Alpage: Deep syntactic modeling and parsing

Deep syntactic modeling and parsing

Although supra-sentential problematics received increasing attention in the last years, there is no satisfying solution to these problems. Among them, anaphora resolution as well as discourse and information structures have a far-reaching impact and are domains of expertise of Alpage (notably Talana) members. Their formal modeling has now reached a maturity which allows to integrate them, in a near future, inside future Alpage tools, including parsing systems inherited from Atoll. Once again, putting together the expertise of both Atoll and Talana members will allow significant breakthroughs.

Anaphora resolution

Our goal is to contribute to the resolution of most problems presented above about anaphoras, with a focus on automatic anaphora resolution. Concretely, this will be achieved in three steps:

Automatic resolution of pronominal anaphora: Several documented algorithms can be found in the literature, that should be integrated to the processing chain cited above, by relying, among others, on named entity detection and chunking modules.
Resolution of so-called non-individual anaphora: (references to events, propositions, facts). There is today very few literature on these questions, and we intend to develop both algorithms and tools relying on these algorithms, extending the previous step, so as to validate hypotheses on this problematic and supplement of our processing chain.
Generalization of anaphora resolution: to the problem of presupposition justification (Kamp). Since the seminal paper of van der Sandt [???], several works have been achieved to delimit this empirical domain of formal semantics, but there is still a strong need to deal with this question in terms of linguistic coverage.

Modeling and parsing discourse structures

The first part of the work of Alpage theoretical work on discourse structures will focus on the description and definition of connectors, i.e., words which lexicalize a discourse relation. The second part will study the discourse structures themselves, as induced by these discourse relations, and in particular the fundamental opposition between coordinating and subordinating relations. Indeed, this opposition is the basis on which important notions, such as the right frontier, can be defined. Moreover, most discourse theories (including D-STAG) suppose that discourse structures are trees, as it is the case for constituency structures at the syntactic level. But this has been shown by Laurence Danlos to be a simplistic approximation, and that DAGs (Direct Acyclic Graphs) are required, although with strong (although yet badly described constraints) [124]. This could lead to an improvement of the D-STAG model, so as to produce discourse "dependency structure" that are DAGs.

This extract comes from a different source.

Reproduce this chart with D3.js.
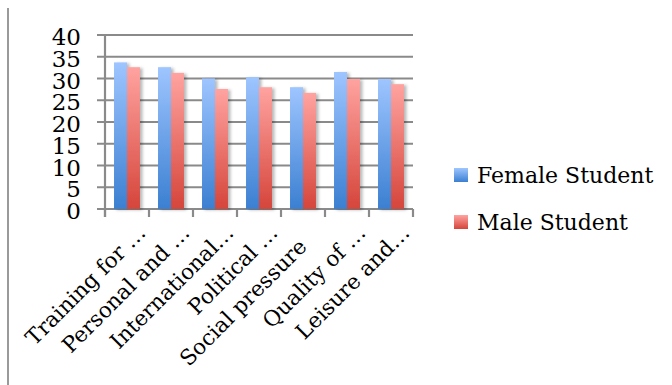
<!DOCTYPE html>
<html>
<head>
<meta charset="utf-8">
<script src="https://cdn.jsdelivr.net/npm/d3@7"></script>
<style>
  html, body { margin: 0; padding: 0; background: #fff; }
  svg { display: block; }
  text { font-family: "DejaVu Serif", serif; fill: #000; }
</style>
</head>
<body>
<svg id="chart" width="672" height="385"></svg>
<script>
const categories = ["Training for …", "Personal and …", "International…", "Political …", "Social pressure", "Quality of …", "Leisure and…"];
const seriesNames = ["Female Student", "Male Student"];
const femaleValues = [33.7, 32.6, 30.0, 30.3, 28.0, 31.5, 29.9];
const maleValues = [32.6, 31.3, 27.6, 28.0, 26.7, 29.9, 28.7];
const yTicks = [0, 5, 10, 15, 20, 25, 30, 35, 40];

const svg = d3.select("#chart");
const plotLeft = 105, plotRight = 413, plotTop = 35, plotBottom = 209;

const x0 = d3.scaleBand().domain(categories).range([plotLeft, plotRight]).padding(0);
const x1 = d3.scaleBand().domain(seriesNames)
  .range([x0.bandwidth() * 0.205, x0.bandwidth() * 0.795]).padding(0);
const y = d3.scaleLinear().domain([0, 40]).range([plotBottom, plotTop]);

const defs = svg.append("defs");
const grads = [
  { id: "gF", top: "#9ec5ff", bottom: "#3b7fd1" },
  { id: "gM", top: "#ffa3a0", bottom: "#d5453b" }
];
grads.forEach(g => {
  const lg = defs.append("linearGradient").attr("id", g.id)
    .attr("x1", 0).attr("y1", 0).attr("x2", 0).attr("y2", 1);
  lg.append("stop").attr("offset", "0%").attr("stop-color", g.top);
  lg.append("stop").attr("offset", "100%").attr("stop-color", g.bottom);
});
const f = defs.append("filter").attr("id", "shadow")
  .attr("x", "-20%").attr("y", "-5%").attr("width", "160%").attr("height", "115%");
f.append("feDropShadow").attr("dx", 2.5).attr("dy", 1).attr("stdDeviation", 1.6)
  .attr("flood-color", "#000").attr("flood-opacity", 0.28);

// left frame line
svg.append("line").attr("x1", 8).attr("x2", 8).attr("y1", 8).attr("y2", 385)
  .attr("stroke", "#9a9a9a").attr("stroke-width", 2);

// gridlines (extend left as tick marks)
svg.append("g").selectAll("line").data(yTicks).join("line")
  .attr("x1", plotLeft - 8).attr("x2", plotRight)
  .attr("y1", d => y(d)).attr("y2", d => y(d))
  .attr("stroke", "#8a8a8a").attr("stroke-width", 2.2);

// y axis line
svg.append("line").attr("x1", plotLeft).attr("x2", plotLeft)
  .attr("y1", y(40)).attr("y2", plotBottom + 8)
  .attr("stroke", "#8a8a8a").attr("stroke-width", 2.2);

// x tick marks at category boundaries
const bounds = categories.map(c => x0(c)).concat([plotRight]);
svg.append("g").selectAll("line").data(bounds).join("line")
  .attr("x1", d => d).attr("x2", d => d)
  .attr("y1", plotBottom).attr("y2", plotBottom + 8)
  .attr("stroke", "#8a8a8a").attr("stroke-width", 2.2);

// y tick labels
svg.append("g").selectAll("text").data(yTicks).join("text")
  .attr("x", 81).attr("y", d => y(d) + 10)
  .attr("text-anchor", "end").attr("font-size", 23)
  .text(d => d);

// bars
const rows = categories.map((c, i) => ({ cat: c, vals: [femaleValues[i], maleValues[i]] }));
const groups = svg.append("g").selectAll("g").data(rows).join("g")
  .attr("transform", d => `translate(${x0(d.cat)},0)`);
groups.selectAll("rect").data(d => d.vals.map((v, j) => ({ name: seriesNames[j], v, j })))
  .join("rect")
  .attr("x", d => x1(d.name))
  .attr("width", x1.bandwidth())
  .attr("y", d => y(d.v))
  .attr("height", d => plotBottom - y(d.v))
  .attr("fill", d => d.j === 0 ? "url(#gF)" : "url(#gM)")
  .attr("filter", "url(#shadow)");

// category labels, rotated
svg.append("g").selectAll("text").data(categories).join("text")
  .attr("font-size", 21.5)
  .attr("text-anchor", "end")
  .attr("transform", d => {
    const c = x0(d) + x0.bandwidth() / 2;
    const truncated = d.endsWith("…");
    const ax = truncated ? c + 20 : c + 5;
    const ay = truncated ? 234 : 248;
    return `translate(${ax},${ay}) rotate(-45)`;
  })
  .text(d => d);

// legend
const legend = svg.append("g");
seriesNames.forEach((n, i) => {
  const yy = 168 + i * 47;
  legend.append("rect").attr("x", 454).attr("y", yy).attr("width", 14).attr("height", 14)
    .attr("fill", i === 0 ? "url(#gF)" : "url(#gM)");
  legend.append("text").attr("x", 477).attr("y", yy + 15).attr("font-size", 22).text(n);
});
</script>
</body>
</html>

Moreover, not much is known about the linguistic resources other than discourse connectors for signalling coherence relations. Ongoing research by Laurence Danlos [44] aims to study non-discourse connector resources for marking coherence relations, namely "discourse verbs" and "discourse prepositions". "Discourse verbs" are verbs such as precede or cause which take as arguments eventualities or facts. An example of discourse preposition is with in John is crazy with grief.

This rather theoretic approach will allow to extend Alpage 's parsing systems so as to deal with the level of discourse, thanks to actual implementations of the D-STAG model. This will require the transcription of the linguistic descriptions of discourse connectors and relations in the form of a grammar of discourse. This is a non-trivial task, for example because of the mismatch between the syntactic and discourse levels that characterizes some discourse connectors (e.g., "ensuite" is unary at the syntactic level but binary at the discourse level).

Without trying to develop a full-featured text understanding system (which would be unrealistic with the current state of the art), we will extend the deep syntactic parsing systems described above thanks to discourse analysis that will indicate discourse relations, in particular thanks to the work on Synchronous TAG described in section 4.1.2. As said before, this will benefit to other parsing tasks such as anaphora resolution (e.g., it is reasonable to look for the antecedent of an anaphoric element in a searching space which is defined by the discourse structure) or information structure extraction, which is highly relevant for the syntactic and semantic levels (information structure studies the differences between Peter ate a cake and It's a cake that Peter ate, or between John fell; Mary pushed him and Mary pushed John; he fell).